The post-Ronald Reagan and Margaret Thatcher era was one in which the political leadership of both the United States and the United Kingdom, and a number of their allies, thoroughly self-satisfied for understandable reasons, became comparatively receptive, as those who do not feel threatened often do, to vocal and then violent minorities bandying about group slanders and even blood libels against the majority and its forebears who created the society to which the aggrieved minorities came (voluntarily or otherwise). This is a cycle that repeats itself from time to time, and eventually the majority comes to resent the mismanagement of the lofty elites who do not suffer the immediate consequences of their own governmental errors. The elites, and especially the media and the academic and entertainment communities, disparage ”populism,” and try to defend their incumbency by abusing their quasi-monopoly of the media to denounce objectors as ingrates and extremists. This is why we have had Hillary Clinton comparing a Trump rally where the ex-president’s followers raised an arm with an extended index finger, in the sports celebration of being Number 1, with Hitler’s Nuremberg rallies, and otherwise distinguished filmmaker Ken Burns saying that the governor of Florida shipping around 50 illegal migrants who agreed to go to Martha’s Vineyard reminded him of the rise of Nazism. Intelligent people say stupid things and elites tend to favour democracy that consists of the people shutting up and doing what they are told.
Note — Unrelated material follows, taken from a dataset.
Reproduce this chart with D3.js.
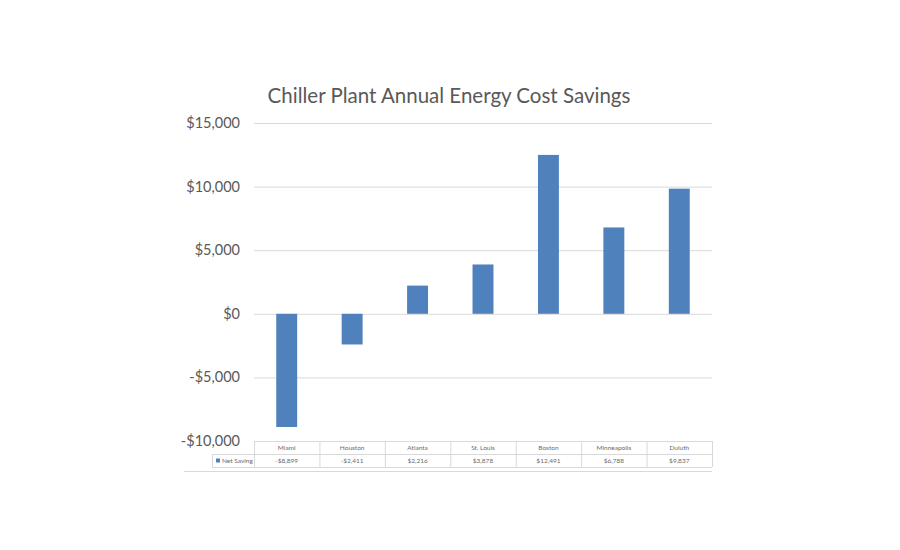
<!DOCTYPE html>
<html>
<head>
<meta charset="utf-8">
<script src="https://cdn.jsdelivr.net/npm/d3@7"></script>
<style>
  body { margin: 0; background: #fff; }
  svg { display: block; font-family: Lato, "Open Sans", sans-serif; }
</style>
</head>
<body>
<div id="chart"></div>
<script>
const cities = ['Miami', 'Houston', 'Atlanta', 'St. Louis', 'Boston', 'Minneapolis', 'Duluth'];
const netSaving = [-8899, -2411, 2216, 3878, 12491, 6788, 9837];
const seriesName = 'Net Saving';
const yTicks = [-10000, -5000, 0, 5000, 10000, 15000];

const width = 900;
const height = 550;
const plotLeft = 254, plotRight = 712, plotTop = 123, plotBottom = 441;

const svg = d3.select('#chart').append('svg')
  .attr('width', width).attr('height', height);

const x = d3.scaleBand().domain(cities).range([plotLeft, plotRight]).paddingInner(0.68).paddingOuter(0.34);
const col = d3.scaleBand().domain(cities).range([plotLeft, plotRight]);
const y = d3.scaleLinear().domain([-10000, 15000]).range([plotBottom, plotTop]);

const money = v => (v < 0 ? '-' : '') + '$' + d3.format(',')(Math.abs(v));

// gridlines
svg.append('g').selectAll('line')
  .data(yTicks.filter(t => t !== -10000))
  .join('line')
  .attr('x1', plotLeft).attr('x2', plotRight)
  .attr('y1', d => y(d) + 0.5).attr('y2', d => y(d) + 0.5)
  .attr('stroke', '#d9d9d9').attr('stroke-width', 1);

// y labels
svg.append('g').selectAll('text')
  .data(yTicks)
  .join('text')
  .attr('x', 240).attr('y', d => y(d))
  .attr('dy', '0.35em')
  .attr('text-anchor', 'end')
  .attr('font-size', 14.5)
  .attr('fill', '#595959')
  .text(money);

// bars
svg.append('g').selectAll('rect')
  .data(cities)
  .join('rect')
  .attr('x', d => x(d))
  .attr('width', x.bandwidth())
  .attr('y', (d, i) => y(Math.max(0, netSaving[i])))
  .attr('height', (d, i) => Math.abs(y(netSaving[i]) - y(0)))
  .attr('fill', '#4f81bd');

// data table
const rowH = 13;
const tableLeft = 212;
const tbl = svg.append('g').attr('stroke', '#d9d9d9').attr('fill', 'none');
tbl.append('line').attr('x1', plotLeft).attr('x2', plotRight).attr('y1', plotBottom + 0.5).attr('y2', plotBottom + 0.5);
tbl.append('line').attr('x1', tableLeft).attr('x2', plotRight).attr('y1', plotBottom + rowH + 0.5).attr('y2', plotBottom + rowH + 0.5);
tbl.append('line').attr('x1', tableLeft).attr('x2', plotRight).attr('y1', plotBottom + 2 * rowH + 0.5).attr('y2', plotBottom + 2 * rowH + 0.5);
tbl.append('line').attr('x1', tableLeft + 0.5).attr('x2', tableLeft + 0.5).attr('y1', plotBottom + rowH).attr('y2', plotBottom + 2 * rowH);
tbl.selectAll('.v').data(cities.concat(['__end']))
  .join('line')
  .attr('x1', d => (d === '__end' ? plotRight : col(d)) + 0.5)
  .attr('x2', d => (d === '__end' ? plotRight : col(d)) + 0.5)
  .attr('y1', plotBottom).attr('y2', plotBottom + 2 * rowH);

svg.append('g').selectAll('text')
  .data(cities)
  .join('text')
  .attr('x', d => col(d) + col.bandwidth() / 2)
  .attr('y', plotBottom + rowH / 2 + 0.5)
  .attr('dy', '0.35em')
  .attr('text-anchor', 'middle')
  .attr('font-size', 6.5)
  .attr('fill', '#6b6b6b')
  .text(d => d);

svg.append('g').selectAll('text')
  .data(netSaving)
  .join('text')
  .attr('x', (d, i) => col(cities[i]) + col.bandwidth() / 2)
  .attr('y', plotBottom + rowH * 1.5 + 0.5)
  .attr('dy', '0.35em')
  .attr('text-anchor', 'middle')
  .attr('font-size', 6.5)
  .attr('fill', '#6b6b6b')
  .text(money);

// legend key in table
svg.append('rect')
  .attr('x', tableLeft + 4).attr('y', plotBottom + rowH * 1.5 - 2)
  .attr('width', 4).attr('height', 4)
  .attr('fill', '#4f81bd');
svg.append('text')
  .attr('x', tableLeft + 10).attr('y', plotBottom + rowH * 1.5 + 0.5)
  .attr('dy', '0.35em')
  .attr('font-size', 6.5)
  .attr('fill', '#6b6b6b')
  .text(seriesName);

// bottom rule
svg.append('line')
  .attr('x1', 184).attr('x2', plotRight)
  .attr('y1', 471.5).attr('y2', 471.5)
  .attr('stroke', '#d9d9d9');

// title
svg.append('text')
  .attr('x', 449).attr('y', 103)
  .attr('text-anchor', 'middle')
  .attr('font-size', 20.5)
  .attr('fill', '#595959')
  .text('Chiller Plant Annual Energy Cost Savings');
</script>
</body>
</html>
This is also why much of the western media is now asserting that the prime minister-elect of Italy, Giorgia Meloni, is a semi-fascist. She is an unambiguous democrat, has been democratically elected, believes in Christianity, family and patriotism, and as one of her political rivals, former prime minister Matteo Renzi, unequivocally stated, “The idea that now there is a risk of fascism in Italy is absolutely fake news.” Benito Mussolini, Italy’s fascist dictator from 1922 to 1943, was a socialist and an ostentatious atheist who popularized fascism by adopting the Roman fasces as a symbol of authority and marching on Rome to seize power. The charge of fascism is almost always made in contemporary political discourse by idiots who have no idea of what it is, and apply it to people who have no fascist tendencies whatsoever. This is the confusion of frightened people who have abused the privileged positions they no longer deserve to occupy (if they ever did).

Canada has relatively few problems with illegal immigration, as we are far from any country except the United States, from which almost no one ever flees. We do not have a revolutionary tradition and we historically respond to the same inspirations as other sophisticated democracies, but very mildly. In the tempestuous year of 1848, which saw the overthrow of the Orleans monarchy of France and drove the “Coachman of Europe,” the Habsburg Austrian Empire’s Chancellor Klemens von Metternich, from office and witnessed upheavals in many other parts of Europe, Robert Baldwin and Louis-Hippolyte LaFontaine peacefully achieved responsible and democratic government in all domestic matters for what are now Quebec and Ontario. When Britain elevated Thatcher and the U.S. elected Reagan, Canada elected Brian Mulroney, an effective but less radical leader. As immigration-related violence is commonplace across Europe and millions of unauthorized people flood across the southern border of the United States, Canada continues its mawkish and ineffectual official obsession with lamentations of the mistreatment of its Native peoples. We don’t normally accuse each other of being fascists, but the elevation of authentic but moderate conservative Pierre Poilievre as leader of the Opposition has been accompanied by preposterous allegations of his harshness. This is our equivalent of replacing Boris Johnson with Liz Truss, electing Meloni or sending U.S. House Speaker Nancy Pelosi packing in November. Democracy usually works, and the people who govern have to be changed sometimes.